Taking in the earlier comments, I'm currently considering the option of using a Mega32 as a video co-processor
I'm not too happy about the VGA approach; the cards I found were all sixteen bit cards, and all were too big to fit on my half-eurocard cube spec, and I couldn't get good details about what happens at slow clock rates.
Plus, where's the fun in someone else's design?
So I started thinking about using an M32 as the co-proc: it has enough legs to talk to an external 16k memory for 512*256 pixels, and with a clock at 16M I *think* I can get it to generate all the correct timings for a 'nearly-PAL' spec 312/624 line 50Hz signal. There's about one fifth of the processor time easily available for the pixelisation and writing to the ram.
A single HCT574 latches main CPU requests onto an internal databus, and a couple of HCT74 flip-flops latch main CPU requests and ready bits, and an error bit.
There's enough internal eeprom for a couple of sized sets of font data.
The theory is, rather than hold the data in the chip and build pixels on the fly, I use 20% of the time - field blanking, effectively - to render the data onto the ram, and the active field period to address the ram and load an HCT166 PISO to get the data out.
The bad news is that I can't - directly - use the four interrupts per line with lots of sleeping that I've used before. I still need to think about this.

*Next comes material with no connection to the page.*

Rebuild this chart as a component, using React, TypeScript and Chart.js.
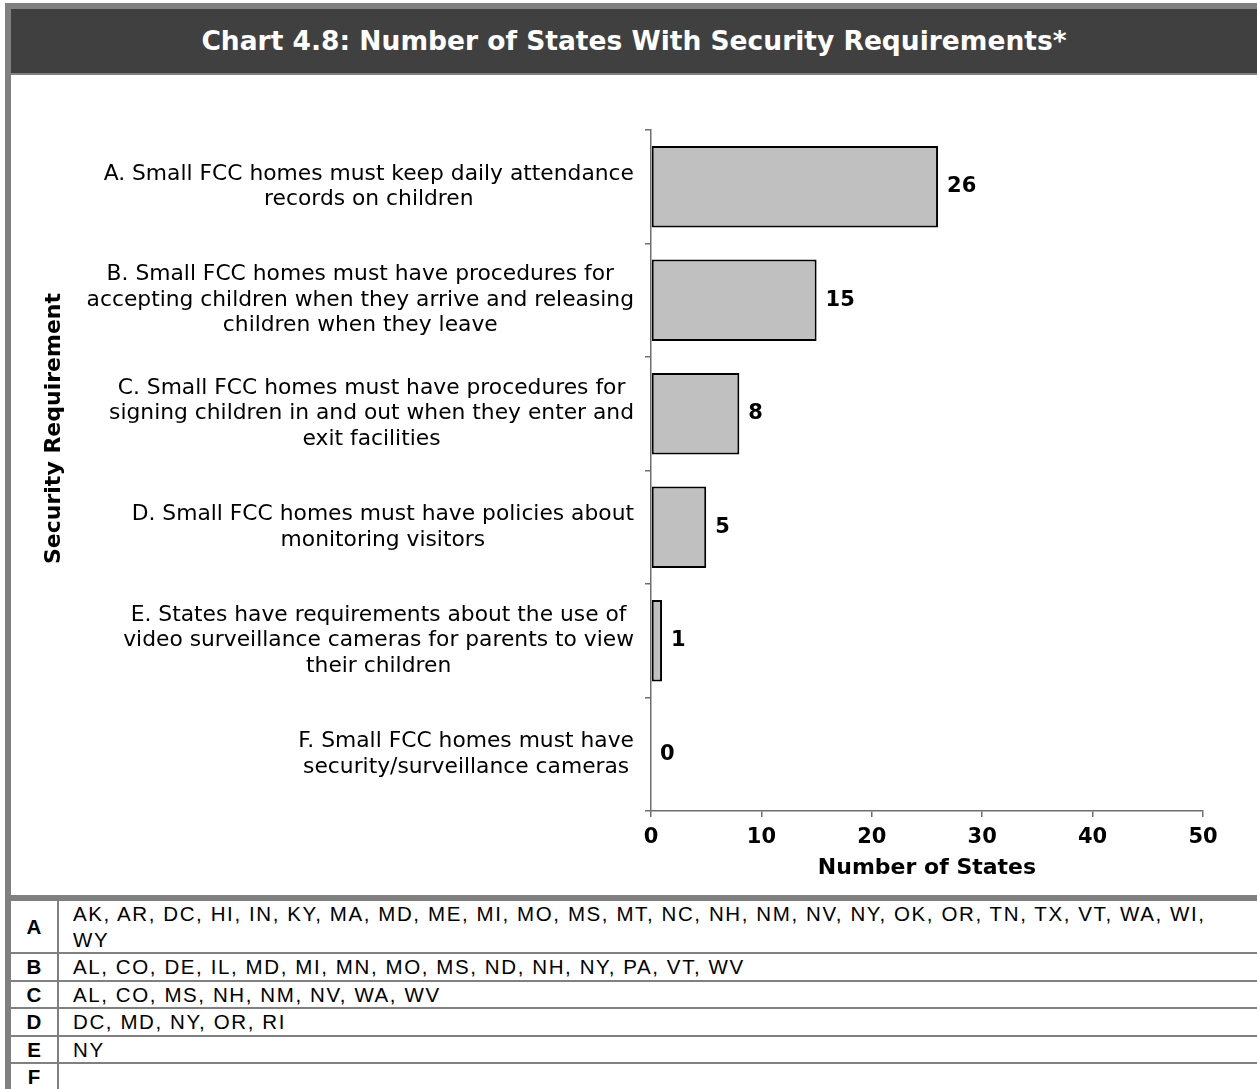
import React, { useEffect, useRef } from 'react';
import { Chart, registerables } from 'chart.js';

Chart.register(...registerables);

const CHART_TITLE = 'Chart 4.8: Number of States With Security Requirements*';

const categoryLines: string[][] = [
  ['A. Small FCC homes must keep daily attendance', 'records on children'],
  ['B. Small FCC homes must have procedures for', 'accepting children when they arrive and releasing', 'children when they leave'],
  ['C. Small FCC homes must have procedures for', 'signing children in and out when they enter and', 'exit facilities'],
  ['D. Small FCC homes must have policies about', 'monitoring visitors'],
  ['E. States have requirements about the use of', 'video surveillance cameras for parents to view', 'their children'],
  ['F. Small FCC homes must have', 'security/surveillance cameras'],
];

const stateCounts: number[] = [26, 15, 8, 5, 1, 0];

const xMin = 0;
const xMax = 50;
const xStep = 10;
const xAxisTitle = 'Number of States';
const yAxisTitle = 'Security Requirement';

const tableLetters: string[] = ['A', 'B', 'C', 'D', 'E', 'F'];
const tableStates: string[] = [
  'AK, AR, DC, HI, IN, KY, MA, MD, ME, MI, MO, MS, MT, NC, NH, NM, NV, NY, OK, OR, TN, TX, VT, WA, WI, WY',
  'AL, CO, DE, IL, MD, MI, MN, MO, MS, ND, NH, NY, PA, VT, WV',
  'AL, CO, MS, NH, NM, NV, WA, WV',
  'DC, MD, NY, OR, RI',
  'NY',
  '',
];

const GRAY = '#808080';
const AXIS = '#6e6e6e';
const FONT = '"DejaVu Sans", Verdana, sans-serif';

const labelPlugin = {
  id: 'customLabels',
  afterDraw(chart: any) {
    const ctx = chart.ctx as CanvasRenderingContext2D;
    const xs = chart.scales.x;
    const ys = chart.scales.y;
    ctx.save();
    ctx.fillStyle = '#000';
    // category labels: block right-aligned, lines centred
    ctx.font = `21.8px ${FONT}`;
    ctx.textBaseline = 'middle';
    ctx.textAlign = 'center';
    const lh = 25.5;
    categoryLines.forEach((lines, i) => {
      const cy = ys.getPixelForValue(i);
      const maxW = Math.max(...lines.map((l) => ctx.measureText(l).width));
      const cx = xs.left - 17 - maxW / 2;
      lines.forEach((l, j) => {
        ctx.fillText(l, cx, cy + (j - (lines.length - 1) / 2) * lh);
      });
    });
    // value labels
    ctx.font = `bold 21px ${FONT}`;
    ctx.textAlign = 'left';
    const meta = chart.getDatasetMeta(0);
    meta.data.forEach((bar: any, i: number) => {
      ctx.fillText(String(stateCounts[i]), bar.x + 9, bar.y);
    });
    // y axis title
    ctx.font = `bold 22px ${FONT}`;
    ctx.textAlign = 'center';
    ctx.translate(43, (ys.top + ys.bottom) / 2 - 42);
    ctx.rotate(-Math.PI / 2);
    ctx.fillText(yAxisTitle, 0, 0);
    ctx.restore();
  },
};

function BarChart() {
  const ref = useRef<HTMLCanvasElement | null>(null);
  useEffect(() => {
    if (!ref.current) return;
    const chart = new Chart(ref.current, {
      type: 'bar',
      data: {
        labels: categoryLines.map((l) => l.join(' ')),
        datasets: [
          {
            data: stateCounts,
            backgroundColor: '#C0C0C0',
            borderColor: '#000',
            borderWidth: 2,
            borderSkipped: false,
            barPercentage: 0.72,
            categoryPercentage: 1,
          },
        ],
      },
      options: {
        indexAxis: 'y',
        responsive: false,
        animation: false,
        devicePixelRatio: 1,
        layout: { padding: { top: 55, right: 54, bottom: 0, left: 0 } },
        plugins: {
          legend: { display: false },
          tooltip: { enabled: false },
          title: { display: false },
        },
        scales: {
          x: {
            type: 'linear',
            min: xMin,
            max: xMax,
            afterFit: (s: any) => {
              s.height = 84;
            },
            ticks: {
              stepSize: xStep,
              color: '#000',
              font: { family: FONT, size: 21, weight: 'bold' },
              padding: 8,
              maxRotation: 0,
            },
            grid: { drawOnChartArea: false, drawTicks: true, tickLength: 6, color: AXIS, lineWidth: 1.5 },
            border: { color: AXIS, width: 1.5 },
            title: {
              display: true,
              text: xAxisTitle,
              color: '#000',
              font: { family: FONT, size: 22, weight: 'bold' },
              padding: { top: 0, bottom: 14 },
            },
          },
          y: {
            type: 'category',
            afterFit: (s: any) => {
              s.width = 640;
            },
            ticks: { display: false },
            grid: { drawOnChartArea: false, drawTicks: true, tickLength: 6, color: AXIS, lineWidth: 1.5, offset: true },
            border: { color: AXIS, width: 1.5 },
          },
        },
      },
      plugins: [labelPlugin],
    } as any);
    return () => chart.destroy();
  }, []);
  return <canvas ref={ref} width={1246} height={820} style={{ width: 1246, height: 820, display: 'block' }} />;
}

export default function App() {
  return (
    <div style={{ position: 'absolute', left: 0, top: 0, width: 1257, height: 1089, overflow: 'hidden', background: '#fff' }}>
      <div style={{ position: 'absolute', left: 5, top: 3, width: 1252, height: 6, background: GRAY }} />
      <div style={{ position: 'absolute', left: 5, top: 3, width: 6, height: 1086, background: GRAY }} />
      <div
        style={{
          position: 'absolute',
          left: 11,
          top: 9,
          width: 1246,
          height: 64,
          background: '#404040',
          color: '#fff',
          fontFamily: FONT,
          fontWeight: 'bold',
          fontSize: 26.5,
          lineHeight: '64px',
          textAlign: 'center',
        }}
      >
        {CHART_TITLE}
      </div>
      <div style={{ position: 'absolute', left: 11, top: 73, width: 1246, height: 2, background: GRAY }} />
      <div style={{ position: 'absolute', left: 11, top: 75 }}>
        <BarChart />
      </div>
      <div style={{ position: 'absolute', left: 11, top: 895, width: 1246, height: 6, background: GRAY }} />
      <div style={{ position: 'absolute', left: 11, top: 901, width: 1246, fontFamily: '"Liberation Sans", Arial, sans-serif', fontSize: 20.5, color: '#000' }}>
        {tableLetters.map((letter, i) => (
          <div
            key={letter}
            style={{
              display: 'flex',
              borderBottom: i < tableLetters.length - 1 ? `2px solid ${GRAY}` : 'none',
              lineHeight: '25.5px',
              minHeight: 25.5,
            }}
          >
            <div
              style={{
                width: 46,
                flex: '0 0 46px',
                borderRight: `2px solid ${GRAY}`,
                fontWeight: 'bold',
                textAlign: 'center',
                display: 'flex',
                alignItems: 'center',
                justifyContent: 'center',
              }}
            >
              {letter}
            </div>
            <div style={{ flex: 1, paddingLeft: 14, paddingRight: 22, letterSpacing: '1.6px' }}>{tableStates[i]}</div>
          </div>
        ))}
      </div>
    </div>
  );
}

The interface will be dead simple; read an IO address till the ready bit clears, write a command, and if you care, check for an error. I may include another 574 to latch a response from the coproc if it's required, but it would only have seven bits, I think
Something along the lines of:
00 - reset video and clear screen
01 - move to xxxxyy
02 - write text at current position
03 - line to xxxxyy
04 - set line function xx = xor, black, white
... you get the idea.
Neil (and it's only six or seven chips, so it fits on the half-eurocard...)